Makayla died not only from leukemia, but from faith—the faith of her parents, who are pastors. They not only inculcated her with Christianity, but, on religious grounds, removed her from chemotherapy to put her in a dubious institute of “alternative medicine” in Florida. At the Hippocrates Health Institute in West Palm Beach, Makayla was treated with a combination of raw food, vitamin C injections, and “cold laser therapy,” none of which have been shown to have the slightest effect on leukemia. (The Institute is being sued by former staff for operating a “scam.”) Her doctors say that if she had stayed on chemotherapy and standard treatment, she would have had a 75 percent chance of survival.
Makayla went off chemotherapy because the Canadian government and its child protective services refused to override the parents’ and child’s wishes to discontinue treatment; after supposedly having a vision of Jesus while in the hospital, Makayla had become convinced that chemotherapy was killing her. Indeed, after she died the family blamed the chemotherapy, claiming in a statement that “Makayla was on her way to wellness, bravely fighting toward holistic well-being after the harsh side-effects that 12 weeks of chemotherapy inflicted on her body.
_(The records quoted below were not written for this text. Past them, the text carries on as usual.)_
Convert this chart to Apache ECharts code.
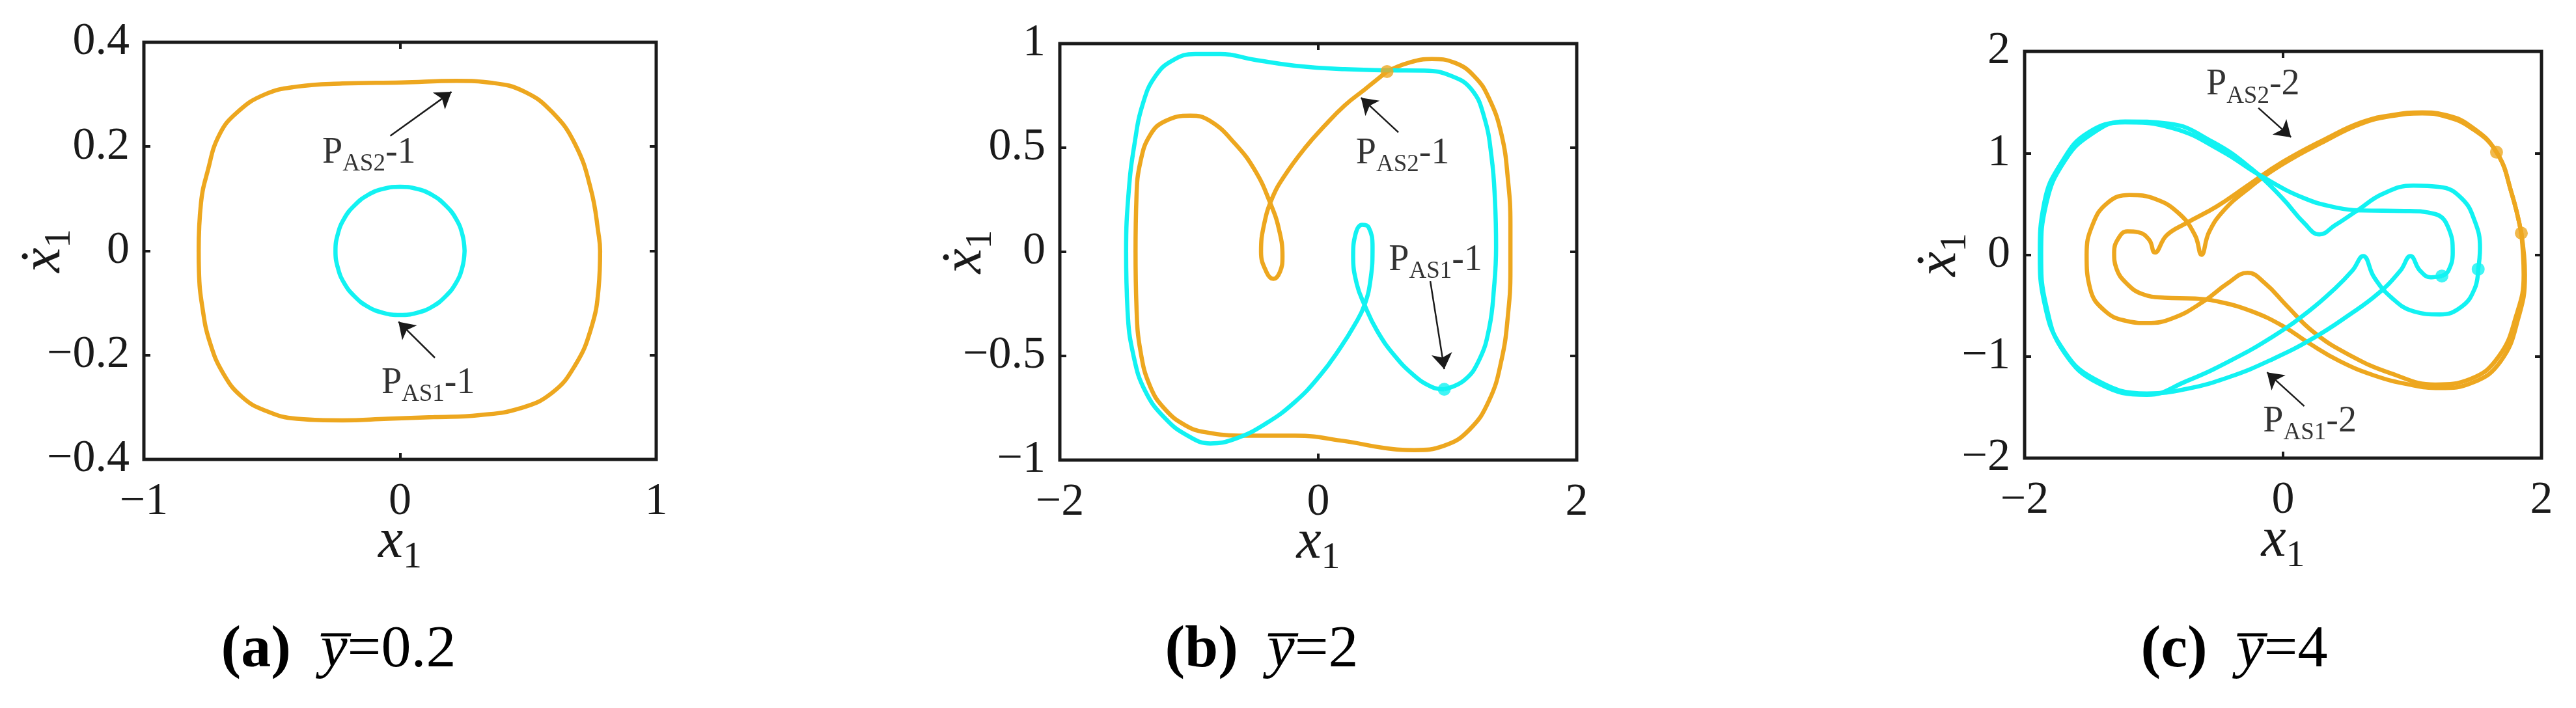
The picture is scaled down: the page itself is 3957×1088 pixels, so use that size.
<!DOCTYPE html>
<html><head><meta charset="utf-8">
<script src="https://cdn.jsdelivr.net/npm/echarts@6/dist/echarts.min.js"></script>
<style>html,body{margin:0;padding:0;background:#fff}#c{width:3957px;height:1088px}
.pre{position:absolute;left:-999px;top:0;font-family:'Liberation Serif';}</style>
</head><body><div class="pre">x<i>x</i><b>x</b></div><div id="c"></div>
<script>
// ---------------- DATA ----------------
// Tick values
const tickA_x = [-1, 0, 1];
const tickA_y = [-0.4, -0.2, 0, 0.2, 0.4];
const tickB_x = [-2, 0, 2];
const tickB_y = [-1, -0.5, 0, 0.5, 1];
const tickC_x = [-2, 0, 2];
const tickC_y = [-2, -1, 0, 1, 2];

// Panel (a)  ybar = 0.2
const aOrange = [[-0.786,0.000],[-0.777,0.092],[-0.751,0.153],[-0.706,0.222],[-0.635,0.266],[-0.528,0.300],[-0.403,0.315],[-0.225,0.321],[0.006,0.323],[0.220,0.326],[0.362,0.322],[0.487,0.305],[0.594,0.266],[0.683,0.205],[0.745,0.118],[0.775,0.032],[0.781,0.000],[0.775,-0.072],[0.745,-0.150],[0.683,-0.220],[0.594,-0.272],[0.469,-0.302],[0.309,-0.315],[0.131,-0.319],[-0.047,-0.322],[-0.225,-0.325],[-0.403,-0.322],[-0.528,-0.306],[-0.617,-0.280],[-0.688,-0.237],[-0.742,-0.176],[-0.772,-0.107],[-0.785,-0.038],[-0.786,0.000]];
const aCyan = [[0.252,0],[0.243,0.032],[0.218,0.062],[0.178,0.087],[0.126,0.107],[0.065,0.119],[0,0.123],[-0.065,0.119],[-0.126,0.107],[-0.178,0.087],[-0.218,0.062],[-0.243,0.032],[-0.252,0],[-0.243,-0.032],[-0.218,-0.062],[-0.178,-0.087],[-0.126,-0.107],[-0.065,-0.119],[0,-0.123],[0.065,-0.119],[0.126,-0.107],[0.178,-0.087],[0.218,-0.062],[0.243,-0.032],[0.252,0]];
const aMarkO = [];
const aMarkC = [];
const aArrows = [[[-0.038,0.2205],[0.201,0.305]],[[0.136,-0.205],[-0.006,-0.136]]];
const aLabels = [[-0.305,0.183,'AS2','1'],[-0.074,-0.259,'AS1','1']];

// Panel (b)  ybar = 2
const bOrange = [[0.532,0.866],[0.705,0.909],[0.879,0.926],[1.052,0.909],[1.206,0.844],[1.322,0.736],[1.418,0.563],[1.468,0.346],[1.487,0.130],[1.487,-0.087],[1.468,-0.303],[1.418,-0.519],[1.322,-0.714],[1.168,-0.855],[0.975,-0.931],[0.744,-0.952],[0.513,-0.942],[0.204,-0.909],[-0.181,-0.883],[-0.566,-0.883],[-0.875,-0.866],[-1.029,-0.833],[-1.183,-0.758],[-1.299,-0.649],[-1.376,-0.476],[-1.407,-0.260],[-1.414,0.000],[-1.407,0.260],[-1.376,0.433],[-1.299,0.563],[-1.183,0.628],[-0.990,0.654],[-0.836,0.628],[-0.644,0.519],[-0.489,0.390],[-0.374,0.238],[-0.304,0.108],[-0.277,-0.022],[-0.297,-0.097],[-0.347,-0.130],[-0.401,-0.097],[-0.443,0.000],[-0.420,0.130],[-0.355,0.260],[-0.258,0.368],[-0.104,0.498],[0.050,0.606],[0.204,0.703],[0.358,0.779],[0.532,0.866]];
const bCyan = [[0.975,-0.660],[1.129,-0.617],[1.245,-0.519],[1.322,-0.368],[1.360,-0.173],[1.376,0.022],[1.368,0.238],[1.341,0.455],[1.283,0.649],[1.187,0.779],[1.033,0.844],[0.821,0.870],[0.551,0.872],[0.204,0.877],[-0.181,0.894],[-0.489,0.922],[-0.759,0.950],[-0.952,0.950],[-1.125,0.920],[-1.260,0.844],[-1.356,0.714],[-1.422,0.519],[-1.468,0.281],[-1.487,0.000],[-1.476,-0.281],[-1.430,-0.498],[-1.337,-0.671],[-1.183,-0.801],[-1.010,-0.883],[-0.836,-0.920],[-0.644,-0.898],[-0.412,-0.827],[-0.181,-0.721],[0.012,-0.595],[0.166,-0.465],[0.281,-0.351],[0.358,-0.255],[0.405,-0.130],[0.420,0.022],[0.389,0.119],[0.339,0.130],[0.289,0.087],[0.270,-0.022],[0.297,-0.152],[0.358,-0.255],[0.455,-0.379],[0.590,-0.498],[0.744,-0.595],[0.879,-0.649],[0.975,-0.660]];
const bMarkO = [[0.532,0.866]];
const bMarkC = [[0.975,-0.660]];
const bArrows = [[[0.620,0.574],[0.331,0.740]],[[0.867,-0.141],[0.975,-0.563]]];
const bLabels = [[0.289,0.459,'AS2','1'],[0.543,-0.054,'AS1','1']];

// Panel (c)  ybar = 4
const cOrange1 = [[1.844,0.213],[1.770,0.600],[1.652,1.009],[1.449,1.253],[1.246,1.364],[1.077,1.391],[0.840,1.364],[0.604,1.289],[0.333,1.124],[-0.005,0.889],[-0.275,0.644],[-0.462,0.431],[-0.573,0.222],[-0.631,0.000],[-0.681,0.191],[-0.800,0.400],[-0.986,0.547],[-1.189,0.587],[-1.358,0.511],[-1.476,0.289],[-1.520,0.000],[-1.493,-0.333],[-1.375,-0.556],[-1.205,-0.653],[-1.053,-0.671],[-0.850,-0.622],[-0.614,-0.458],[-0.428,-0.280],[-0.275,-0.178],[-0.140,-0.280],[0.029,-0.502],[0.232,-0.756],[0.502,-0.978],[0.840,-1.169],[1.178,-1.276],[1.449,-1.222],[1.669,-1.000],[1.804,-0.600],[1.862,-0.200],[1.844,0.213]];
const cOrange2 = [[1.844,0.213],[1.770,0.600],[1.652,1.009],[1.449,1.267],[1.246,1.378],[1.077,1.400],[0.840,1.373],[0.604,1.302],[0.333,1.142],[-0.005,0.911],[-0.275,0.680],[-0.512,0.476],[-0.749,0.311],[-0.901,0.191],[-0.992,0.022],[-1.036,0.147],[-1.121,0.222],[-1.205,0.231],[-1.273,0.164],[-1.307,0.022],[-1.290,-0.133],[-1.205,-0.289],[-1.087,-0.387],[-0.918,-0.422],[-0.681,-0.431],[-0.478,-0.467],[-0.242,-0.556],[-0.005,-0.698],[0.198,-0.867],[0.435,-1.044],[0.705,-1.187],[0.975,-1.276],[1.212,-1.311],[1.466,-1.258],[1.686,-1.044],[1.821,-0.622],[1.872,-0.200],[1.844,0.213]];
const cCyan1 = [[1.510,-0.142],[1.483,-0.333],[1.381,-0.511],[1.212,-0.587],[1.009,-0.556],[0.840,-0.422],[0.705,-0.222],[0.620,-0.013],[0.536,-0.156],[0.401,-0.333],[0.198,-0.556],[-0.073,-0.800],[-0.411,-1.044],[-0.749,-1.244],[-1.053,-1.378],[-1.425,-1.267],[-1.696,-0.956],[-1.831,-0.511],[-1.872,0.000],[-1.831,0.511],[-1.696,0.911],[-1.493,1.178],[-1.223,1.311],[-0.884,1.289],[-0.546,1.111],[-0.242,0.844],[-0.005,0.556],[0.164,0.311],[0.282,0.200],[0.401,0.289],[0.570,0.431],[0.773,0.600],[1.009,0.680],[1.212,0.667],[1.381,0.556],[1.483,0.333],[1.524,0.067],[1.510,-0.142]];
const cCyan2 = [[1.229,-0.209],[1.145,-0.222],[1.060,-0.156],[0.986,-0.013],[0.908,-0.156],[0.739,-0.378],[0.502,-0.600],[0.232,-0.822],[-0.073,-1.022],[-0.411,-1.200],[-0.749,-1.320],[-1.053,-1.364],[-1.459,-1.222],[-1.713,-0.911],[-1.848,-0.467],[-1.882,0.000],[-1.848,0.511],[-1.713,0.911],[-1.510,1.200],[-1.223,1.302],[-0.850,1.244],[-0.478,1.022],[-0.174,0.778],[0.164,0.556],[0.435,0.458],[0.604,0.436],[0.942,0.431],[1.178,0.400],[1.286,0.244],[1.313,0.022],[1.280,-0.156],[1.229,-0.209]];
const cMarkO = [[1.652,1.009],[1.844,0.213]];
const cMarkC = [[1.510,-0.142],[1.229,-0.209]];
const cArrows = [[[-0.191,1.444],[0.062,1.156]],[[0.164,-1.489],[-0.124,-1.156]]];
const cLabels = [[-0.597,1.644,'AS2','2'],[-0.157,-1.667,'AS1','2']];

const titles = [['(a)','0.2'],['(b)','2'],['(c)','4']];

// ---------------- LAYOUT / STYLE ----------------
const FONT = "'Liberation Serif', 'Times New Roman', serif";
const ORANGE = '#EDA71F';
const CYAN = '#12F2F2';
const INK = '#1a1a1a';
const layout = [
  {left:221, top:65, width:787, height:641, yNameGap:100, tx:520},
  {left:1628, top:67, width:794, height:640, yNameGap:92, tx:1938},
  {left:3110, top:79, width:794, height:625, yNameGap:77, tx:3432}
];
const panels = [
  {tx:tickA_x, ty:tickA_y, orange:[aOrange], cyan:[aCyan], mO:aMarkO, mC:aMarkC, arrows:aArrows, labels:aLabels},
  {tx:tickB_x, ty:tickB_y, orange:[bOrange], cyan:[bCyan], mO:bMarkO, mC:bMarkC, arrows:bArrows, labels:bLabels},
  {tx:tickC_x, ty:tickC_y, orange:[cOrange1,cOrange2], cyan:[cCyan1,cCyan2], mO:cMarkO, mC:cMarkC, arrows:cArrows, labels:cLabels}
];

function render() {
const fmt = v => { const r = Math.round(v*100)/100; return (r < 0 ? '\u2212' : '') + Math.abs(r); };
const nameRich = {
  i:{fontFamily:FONT, fontStyle:'italic', fontSize:86, lineHeight:96, verticalAlign:'top', color:INK},
  s:{fontFamily:FONT, fontSize:58, lineHeight:46, verticalAlign:'bottom', color:INK}
};
const tickStyle = {show:true, inside:true, length:10, lineStyle:{color:INK, width:4}};
const noLine = {show:false, onZero:false};

const grid = [], xAxis = [], yAxis = [], series = [], graphic = [];
panels.forEach((p, i) => {
  const L = layout[i];
  grid.push({left:L.left, top:L.top, width:L.width, height:L.height, show:true,
    borderColor:INK, borderWidth:5, backgroundColor:'transparent', outerBoundsMode:'none', containLabel:false});
  const xr = {min:p.tx[0], max:p.tx[p.tx.length-1], interval:p.tx[1]-p.tx[0]};
  const yr = {min:p.ty[0], max:p.ty[p.ty.length-1], interval:p.ty[1]-p.ty[0]};
  xAxis.push(Object.assign({type:'value', gridIndex:i, position:'bottom', splitLine:{show:false},
    axisLine:noLine, axisTick:tickStyle,
    axisLabel:{show:true, formatter:fmt, fontFamily:FONT, fontSize:70, color:INK, margin:31, showMinLabel:true, showMaxLabel:true, hideOverlap:false},
    name:'{i|x}{s|1}', nameLocation:'middle', nameGap:84, nameMoveOverlap:false, nameTextStyle:{rich:nameRich}}, xr));
  xAxis.push(Object.assign({type:'value', gridIndex:i, position:'top', splitLine:{show:false},
    axisLine:noLine, axisTick:tickStyle, axisLabel:{show:false}}, xr));
  yAxis.push(Object.assign({type:'value', gridIndex:i, position:'left', splitLine:{show:false},
    axisLine:noLine, axisTick:tickStyle,
    axisLabel:{show:true, formatter:fmt, fontFamily:FONT, fontSize:70, color:INK, margin:22, showMinLabel:true, showMaxLabel:true, hideOverlap:false},
    name:'{i|x\u0307}{s|1}', nameLocation:'middle', nameRotate:90, nameGap:L.yNameGap, nameMoveOverlap:false, nameTextStyle:{rich:nameRich}}, yr));
  yAxis.push(Object.assign({type:'value', gridIndex:i, position:'right', splitLine:{show:false},
    axisLine:noLine, axisTick:tickStyle, axisLabel:{show:false}}, yr));
  const xi = 2*i, yi = 2*i;
  p.orange.forEach(d => series.push({type:'line', xAxisIndex:xi, yAxisIndex:yi, data:d, showSymbol:false,
    smooth:0.45, lineStyle:{color:ORANGE, width:6.5}, z:2, silent:true}));
  p.cyan.forEach(d => series.push({type:'line', xAxisIndex:xi, yAxisIndex:yi, data:d, showSymbol:false,
    smooth:0.45, lineStyle:{color:CYAN, width:6.5}, z:3, silent:true}));
  if (p.mO.length) series.push({type:'scatter', xAxisIndex:xi, yAxisIndex:yi, data:p.mO, symbolSize:20, itemStyle:{color:ORANGE}, z:5});
  if (p.mC.length) series.push({type:'scatter', xAxisIndex:xi, yAxisIndex:yi, data:p.mC, symbolSize:20, itemStyle:{color:CYAN}, z:5});
  series.push({type:'lines', coordinateSystem:'cartesian2d', xAxisIndex:xi, yAxisIndex:yi,
    data:p.arrows.map(a => ({coords:a})), symbol:['none','arrow'], symbolSize:[0,24],
    lineStyle:{color:INK, width:2.5, opacity:1}, z:6, silent:true});
  series.push({type:'scatter', xAxisIndex:xi, yAxisIndex:yi, symbolSize:1, itemStyle:{color:'rgba(0,0,0,0)'}, z:7,
    data:p.labels.map(l => ({value:[l[0], l[1]], label:{formatter:'{p|P}{s|' + l[2] + '}{p|-' + l[3] + '}'}})),
    label:{show:true, position:'right', distance:0, color:INK,
      rich:{p:{fontFamily:FONT, fontSize:56, lineHeight:64, verticalAlign:'top', color:'#000'},
            s:{fontFamily:FONT, fontSize:37, lineHeight:36, verticalAlign:'bottom', color:'#000'}}}});
  graphic.push({type:'text', x:L.tx, y:1000, silent:true,
    style:{text:'{b|' + titles[i][0] + '}{n|  }{i|y\u0305}{n|=' + titles[i][1] + '}', align:'center', verticalAlign:'middle',
      rich:{b:{fontFamily:FONT, fontWeight:'bold', fontSize:92, fill:'#000', color:'#000'},
            i:{fontFamily:FONT, fontStyle:'italic', fontSize:92, fill:'#000', color:'#000'},
            n:{fontFamily:FONT, fontSize:92, fill:'#000', color:'#000'}}}});
});

const chart = echarts.init(document.getElementById('c'), null, {renderer:'canvas', width:3957, height:1088});
chart.setOption({animation:false, backgroundColor:'#fff', grid, xAxis, yAxis, series, graphic});
}
if (document.fonts && document.fonts.load) {
  Promise.all([document.fonts.load("68px 'Liberation Serif'"), document.fonts.load("italic 68px 'Liberation Serif'"), document.fonts.load("bold 68px 'Liberation Serif'")])
    .then(render, render);
} else { render(); }
</script>
</body></html>
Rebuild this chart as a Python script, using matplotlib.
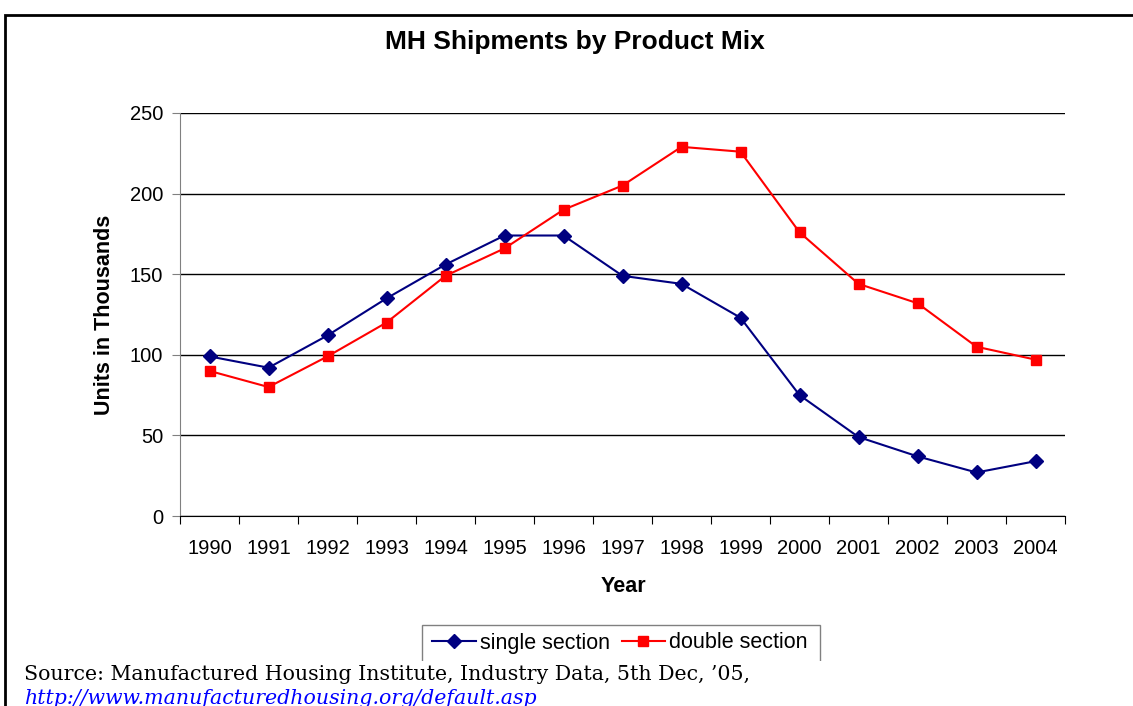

Chemotherapy did irreversible damage to her heart and major organs. This was the cause of the stroke.” This is a self-serving falsehood. Makayla’s oncologist says that she had a relapse of the leukemia, and that’s what killed her. Strokes are not uncommon in lymphoblastic leukemia because the disease increases the viscosity of the blood. That, not chemotherapy, is what caused her death.
In an eerily similar case, J. J., another 11-year old First Nations child with leukemia, and also from Ontario, refused chemotherapy in favor of alterative treatment. (She too was treated at the Hippocrates Health Institute.) In all likelihood J. J. will also die, since untreated lymphoblastic leukemia is fatal. In her case, the courts got involved, but a judge rejected the application of her hospital in Hamilton to have the Children’s Aid Society intervene and continue her chemotherapy. Judge Gethen Edward, in imposing what was in effect a death sentence, ruled, “I cannot find that J.J. is a child in need of protection when her substitute decision-maker has chosen to exercise her constitutionally protected right to pursue their traditional medicine over the Applicant’s stated course of treatment of chemotherapy.”
And that is the problem—a problem that makes the law and the Canadian government complicit in Makayla’s death. The so-called “right to pursue traditional medicine” is simply an unwarranted respect for faith, a “right” to impose the religious or superstitious beliefs of parents on their young, indoctrinated, or unreflective children. It is the “right” to harm children in the name of faith. And that “right” doesn’t exist for parents who simply impose quack cures on their children, for those parents can be jailed for child abuse, negligence, or even manslaughter.